Alternative Paths and Simplifications

Maybe building a full SFU-based system is overkill for your needs. Consider these alternatives.

For a simple one-to-one or very small group walkie-talkie, you can use peer-to-peer WebRTC without an SFU. Libraries like PeerJS handle the signaling, and audio streams directly between devices. This is free and simple but becomes chaotic with more than four people.

For a minimum viable product (MVP) without writing a single line of backend code, explore no-code/low-code platforms. Services like Twilio Programmable Voice can be configured for push-to-talk scenarios, though they may have higher latency and cost.

Another route is to use an open-source project as a foundation. Projects like Jitsi (more focused on video conferencing) or specific WebRTC demo apps can provide a starting codebase, though integrating them into a polished mobile app still requires significant work.

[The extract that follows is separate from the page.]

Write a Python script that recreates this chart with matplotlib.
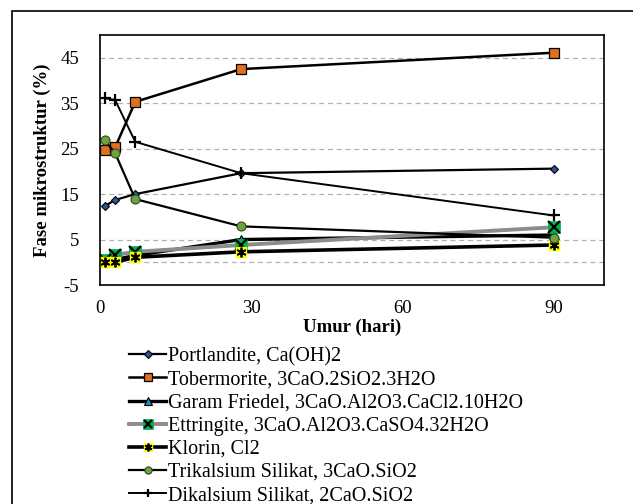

Your Next Steps to a Working App

Start small and prove the core concept. Don’t try to build the entire Zello on day one.

First, build a simple web page that lets two browsers do push-to-talk using PeerJS. This validates the basic audio capture and WebRTC flow on your machine.

Second, create a React Native app that connects to a Firestore document and displays when a “talk” button is pressed on another device. This proves your signaling layer works.

Finally, integrate the two. Replace the PeerJS connection with a LiveKit room. Have one mobile client publish audio and another subscribe to it, controlled by the Firestore state.

You now have the fundamental loop: state change triggers audio stream change. Everything after that—user profiles, channel lists, battery optimization, beautiful UI—is application logic built on this solid, real-time foundation. The technology is accessible. Your unique idea for how to use it is what will make your walkie-talkie app stand out.